Freeman finished 28th in his first Classic on South Carolina’s Hartwell Lake, saying afterward that he was proud of his effort against a field of pro bass fishing’s best.

But Freeman, who was sick at Hartwell — though he didn’t use that as an excuse — would like to do better this time around.

“I honestly think I can win every tournament I go to,” said Freeman, a 37-year-old who is a regular on the Virginia bass tournament scene. “That’s my mindset.

“Nobody remembers who finished second.”

Freeman earned his first Classic trip by winning the 2007 Federation Nation Championship outright.

That win also garnered him an automatic bid into last year’s championship, allowing him to skip several precarious qualifying steps.

“I figured last year was my best chance to get back to the Classic,” said Freeman, a former Wythe County sheriff’s deputy who is now a co-owner of the Old Fort Western Store in Wytheville. “At this level if you stumble, you fall on your face.”

Freeman struggled in last year’s championship, which was held in terrible weather conditions in Kansas, so he had to start all over this year.

And it’s a long road.

First, he had to do well enough in local BASS-affiliated tournaments to earn a spot in one of the three state qualifiers.

Freeman punched that ticket and went to his first qualifier, which offered two spots for the Mid-Atlantic regional.

Freeman finished third.

“So I had to go to another one,” he said.

That tournament had six qualification spots, and Freeman nabbed one with a fifth-place finish.

In September, Freeman won the Mid-Atlantic tournament on the Ohio River out of Wheeling, W. Va., earning Virginia’s one slot in the national championship.

The Ohio River tournament featured the kind of break that it often takes for an angler to advance.

With a long line of boats ahead of him waiting to take out after a practice day, Freeman had some time to kill.
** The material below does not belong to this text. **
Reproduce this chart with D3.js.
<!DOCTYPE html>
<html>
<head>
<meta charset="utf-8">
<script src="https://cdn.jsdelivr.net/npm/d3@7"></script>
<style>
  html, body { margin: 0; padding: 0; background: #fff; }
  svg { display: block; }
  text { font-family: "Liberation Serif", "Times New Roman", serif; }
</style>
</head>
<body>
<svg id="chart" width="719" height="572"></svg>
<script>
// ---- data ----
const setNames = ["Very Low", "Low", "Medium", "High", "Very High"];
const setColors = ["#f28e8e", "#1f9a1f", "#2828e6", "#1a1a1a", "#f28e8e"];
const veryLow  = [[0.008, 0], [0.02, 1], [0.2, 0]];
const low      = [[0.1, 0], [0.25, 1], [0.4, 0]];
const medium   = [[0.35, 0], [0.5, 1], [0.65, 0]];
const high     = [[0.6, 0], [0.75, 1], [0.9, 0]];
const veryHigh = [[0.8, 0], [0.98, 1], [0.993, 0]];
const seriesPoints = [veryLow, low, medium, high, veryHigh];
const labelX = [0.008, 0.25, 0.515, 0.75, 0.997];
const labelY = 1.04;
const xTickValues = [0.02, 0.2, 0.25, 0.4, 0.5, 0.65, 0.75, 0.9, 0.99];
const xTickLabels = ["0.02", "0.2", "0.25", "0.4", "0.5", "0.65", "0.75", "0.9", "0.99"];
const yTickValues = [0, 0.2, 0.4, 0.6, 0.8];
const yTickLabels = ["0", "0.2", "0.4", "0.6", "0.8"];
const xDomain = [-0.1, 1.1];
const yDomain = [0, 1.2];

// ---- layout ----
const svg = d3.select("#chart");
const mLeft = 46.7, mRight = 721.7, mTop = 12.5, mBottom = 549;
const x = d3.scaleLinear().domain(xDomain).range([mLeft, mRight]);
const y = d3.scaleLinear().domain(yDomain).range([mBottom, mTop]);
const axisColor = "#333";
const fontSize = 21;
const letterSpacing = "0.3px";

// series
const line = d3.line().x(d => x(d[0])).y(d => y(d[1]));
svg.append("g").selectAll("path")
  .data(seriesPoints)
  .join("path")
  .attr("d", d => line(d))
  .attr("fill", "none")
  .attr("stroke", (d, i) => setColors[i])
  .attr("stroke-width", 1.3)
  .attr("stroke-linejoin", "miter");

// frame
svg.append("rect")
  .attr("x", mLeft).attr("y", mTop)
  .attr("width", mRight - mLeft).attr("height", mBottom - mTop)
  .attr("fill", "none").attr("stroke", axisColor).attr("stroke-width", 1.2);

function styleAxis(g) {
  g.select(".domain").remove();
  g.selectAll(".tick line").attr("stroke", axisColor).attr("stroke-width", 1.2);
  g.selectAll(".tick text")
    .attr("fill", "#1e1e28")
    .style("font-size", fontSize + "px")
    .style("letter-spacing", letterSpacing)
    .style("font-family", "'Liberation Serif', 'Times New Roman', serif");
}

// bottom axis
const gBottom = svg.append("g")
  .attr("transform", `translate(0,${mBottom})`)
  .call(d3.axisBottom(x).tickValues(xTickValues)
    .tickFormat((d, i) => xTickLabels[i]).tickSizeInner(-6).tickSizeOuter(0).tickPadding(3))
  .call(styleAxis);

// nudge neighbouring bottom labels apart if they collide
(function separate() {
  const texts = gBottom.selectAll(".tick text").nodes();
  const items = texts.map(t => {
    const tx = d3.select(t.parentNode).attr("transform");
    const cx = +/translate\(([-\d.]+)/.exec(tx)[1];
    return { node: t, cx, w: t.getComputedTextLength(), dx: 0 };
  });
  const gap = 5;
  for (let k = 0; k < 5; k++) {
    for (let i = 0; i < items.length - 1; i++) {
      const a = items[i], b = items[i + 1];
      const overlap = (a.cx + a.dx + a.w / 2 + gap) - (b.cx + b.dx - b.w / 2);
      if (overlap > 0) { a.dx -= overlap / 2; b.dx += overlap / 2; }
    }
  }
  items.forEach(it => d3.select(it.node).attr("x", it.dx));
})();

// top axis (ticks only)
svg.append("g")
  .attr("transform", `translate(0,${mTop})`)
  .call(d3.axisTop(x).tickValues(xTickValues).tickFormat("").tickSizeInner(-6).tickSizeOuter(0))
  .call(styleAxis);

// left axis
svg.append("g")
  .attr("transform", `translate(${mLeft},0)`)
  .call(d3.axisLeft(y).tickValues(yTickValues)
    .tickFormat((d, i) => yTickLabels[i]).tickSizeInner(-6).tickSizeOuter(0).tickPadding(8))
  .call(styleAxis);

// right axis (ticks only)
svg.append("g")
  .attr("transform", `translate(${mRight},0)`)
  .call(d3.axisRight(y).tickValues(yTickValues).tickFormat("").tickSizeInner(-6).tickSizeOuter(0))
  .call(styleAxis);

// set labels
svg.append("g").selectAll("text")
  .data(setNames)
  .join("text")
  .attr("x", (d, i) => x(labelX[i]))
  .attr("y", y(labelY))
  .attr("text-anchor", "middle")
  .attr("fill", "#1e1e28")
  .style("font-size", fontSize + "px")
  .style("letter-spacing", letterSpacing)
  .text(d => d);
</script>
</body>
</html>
But this isn’t a guy who can just sit on his boat and do nothing.

“I grabbed my rod and started fishing,” said Freeman, who also started catching some bass. “Fortunately nobody saw me catch those fish.”

Also fortunate for Freeman, the pattern held once the tournament started.

In Florida last week, Freeman also felt like he was on a good pattern. He found some big bass hanging around docks, and figured the fish were staging before the spawn.

“I caught a couple 8- and 9-pounders,” he said.

But he couldn’t catch them when the tourney started, his first-day, four-bass catch of a meager 4 pounds, 8 ounces putting him way back in 29th place.

That changed quickly when Freeman managed a catch of 14 pounds, 3 ounces to move into the top 10 after two days of fishing. The catch included a 5-pound, 11-ounce bass that was the best of the day.

Freeman was pretty confident that he could catch a heavy enough limit to win the division on the third and final day. But he didn’t want to just win the division.

“I tried to win the whole thing,” Freeman said.

But after a half-day of finding no big fish Freeman went after his limit. He got it, and it was enough to top the division runner-up by just over a pound.

Freeman said he hopes to spend about a week fishing Lay Lake later this fall before the water goes off limits to Classic competitors.

He said he expects February to bring a pre-spawn bite, with techniques such as flipping jigs having potential to settle the tournament.

That will be in sharp contrast to the fishing at Lake Hartwell, where fish were deep and not very active.

Freeman isn’t the only proof that amateurs can sometimes earn repeat trips the Classic.

Brent Long, a North Carolinian who won the Southern division, fished in the 2007 Classic, which was also on Lay Lake.

Texan Bryan Schmidt, who qualified for the Classic last year, is going back. He earned a bye into the Bass Federation Nation championship by winning it last year. This year he was the top finisher in the Central division.

Bryan Kerchal is the only amateur to ever win the Classic.

Forest Service opens another road

The U.S. Forest Service will temporarily open a section of Mill Creek Road during hunting season.

The road in Craig County has been closed since March because of damage caused by illegal off-road vehicle use.

In a statement, Eastern Divide District Ranger Cindy Schiffer said the Forest Service was able to complete enough work to allow access through Jan. 4, after which time the road will be closed again until repairs can be completed.